The body of texts dealing with arm-wrestling is thin.

2009’s Pulling John is a 76-minute documentary that divides narrative between then-retired champion John Brzenk, West Virginian Travis Bagent, and a Russian from Sochi named Alexey Voevoda, as they prepare for the Zloty Tur arm-wrestling championship in Warsaw.

It is a wonderful look at champion pullers, a narrower look at their training - though in one scene Voevoda is at a table grappling with a fellow Russian while two others aid the first by pulling a leather strap looped around Voevoda’s pulling hand - and virtually no examination at all of the technique and history of arm-wrestling.

In one sequence, documentarians play clips from the 1987 movie Over the Top and explain that producers shot the climactic scenes around a real-life arm-wrestling tournament in California that Brzenk won. “That movie brought so much worldwide attention to the sport. I thought that arm wrestling would finally be put on the map, but it didn’t work out that way,” he says.

Now former journalist and competitive arm wrestler James Retarides has written an electronic book, Strong Arm Tactics, in which he takes a look at the training and technique of the modern sport.

“The truth is that there is not enough empirical evidence to support a specific training [regimen] forarm-wrestling so I guess you are just going to have to either put this book down or trust me,” he says on the very first page.

The lack of textual consideration of the sport is curious given the focused training that champion arm wrestlers undergo and the arduous psychology involved in a “pull.”

“There [are] times in every match I think about quitting.
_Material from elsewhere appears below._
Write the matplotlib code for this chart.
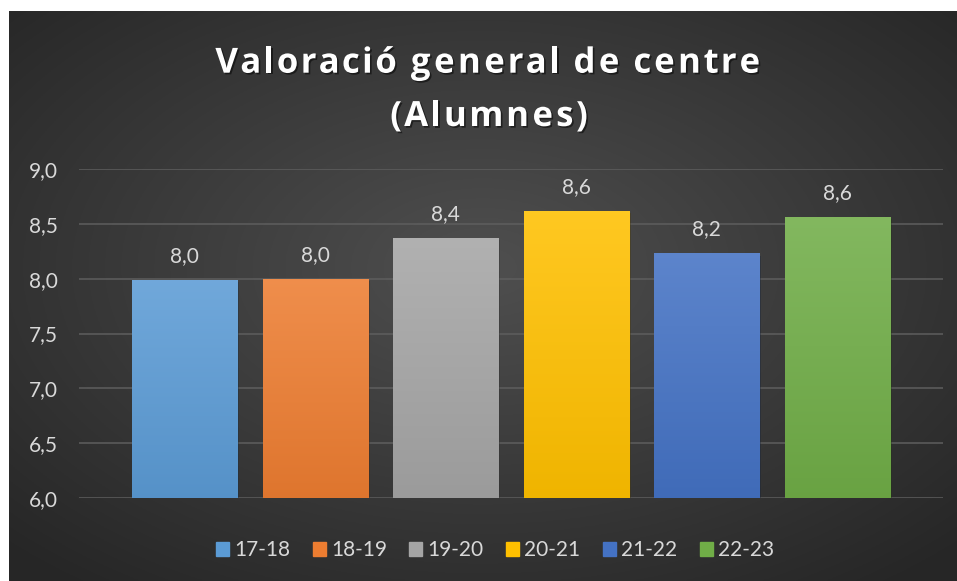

Then, if I’m thinking about quitting, he’s definitely thinking about quitting, and that’s why I won’t ever quit,” says Michael “Monster Mike” Todd of Cabot, current left- and right-handed super heavyweight champion in the Ultimate Armwrestling League.

“A lot of success on the arm-wrestling table can be attributed to psychological factors, namely self-efficacy, the belief that you are capable,” writes Retarides.

“In any one-on-one sport, confidence in your training and technique and the ability to refrain from believing the other person is better are central to your success. In the same way that sports teams respond to a more confident coach, individuals respond most positively on the field of athletic play if they are confident in their team and most importantly, in themselves … On the arm-wrestling table, you are the only man on the team and often will not have a coach. Therefore, you must have a high level of self-efficacy and determination.”